Across the country, Surfside has racked up 170 partnerships, including with MLB teams, music festivals, and colleges. Super Lyte has already acquired more than a dozen partnerships, too, including at Penn State, where they said it will be sold at Beaver Stadium this fall.

In many ways, the cofounders said, they’re trying to replicate the strategy that proved successful with Surfside at Citizens Bank Park: Connect with consumers somewhere where it feels only natural to grab a refreshing, familiar-tasting beverage.

“You’re at a hot baseball game,” Pappas said. “You got a hot dog. You got a soft pretzel. You got an iced tea” — or, rather, a Surfside.

Compared to seeing a new canned cocktail at a beer distributor, he added, “It’s more of an authentic, emotional connection.”

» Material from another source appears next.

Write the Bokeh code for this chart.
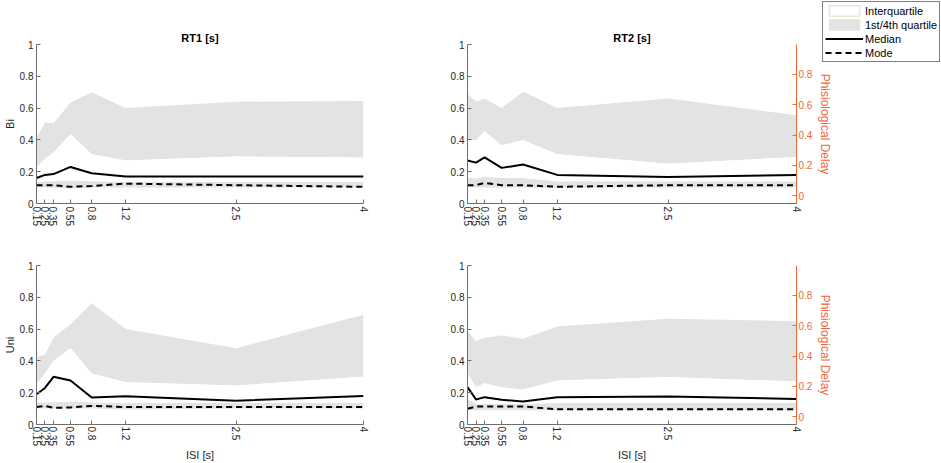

Surfside succeeds with familiar tastes

When customers first sip a Surfside or Super Lyte, the taste is likely familiar, perhaps even comforting. It’s similar to iced tea, lemonade, tea cooler, or Gatorade, drinks that for many have been staples since childhood.

That’s intentional, Pappas and Quigley said, and is one of the reasons they think their products have become so popular.

“If you remember your first beer, it was like, ‘Oh God, who wants that?’ It’s bitter. It’s foreign,” Pappas said. “It’s an acquired taste.”

But when it comes to these canned cocktails, “these are not acquired tastes,” he added. “They’re light. They’re easy.”

Quigley said he got the idea for Super Lyte after years of mixing vodka into Gatorade and throwing the bottles into beach bags on summer vacations. He recalled thinking: “I can’t be the only person in America that’s been doing that for a long time.”

The initial uptake of Super Lyte confirmed that, he said.

Super Lyte launched in March with four flavors: fruit punch, orange, lemon-lime, and blue chill.

Surfside now has 16 variations of iced tea, lemonade, iced tea-lemonade, and green tea. A 12-ounce Surfside contains 100 calories, 2 grams of sugar, and no carbonation, while a 12-oz Super Lyte contains 90 calories, no sugar, and no carbonation.

While the health risks of drinking and smoking differ, Pappas said he sees a parallel to the historic decline in U.S. smoking rate amid the skyrocketing popularity of oral nicotine patches like Zyns.

In the alcohol industry, “We’re meeting what was previously an unmet demand,” he said. It’s “all the convenience and the alcohol level of [a light] beer, where you can drink a few of them and you’re not getting sloshed.”

Even younger consumers — who are least likely to drink alcohol, according to recent surveys — are gravitating toward Stateside products, with high sales in some college towns.

Pappas and Quigley said they don’t see drinking rates declining much farther. Instead, they predict an evolution in the market, with an even greater focus on ready-to-drink cocktails.

So Stateside’s leaders plan to keep crafting new products, they said, which is one of the reasons they have turned down acquisition offers.

“Big, publicly traded multinational companies just aren’t great at innovating,” Pappas said.

Stateside has now established “enough of the back-end capabilities to really compete pretty effectively,” he said, without losing “that entrepreneurial spirit” and the drive “to innovate and disrupt.”

At the moment, he said, they are working on several beverage ideas, none of which are ready for publication.

But it seems unlikely they’ll dabble in nonalcoholic drinks. As Quigley noted, “then it would just be iced tea.”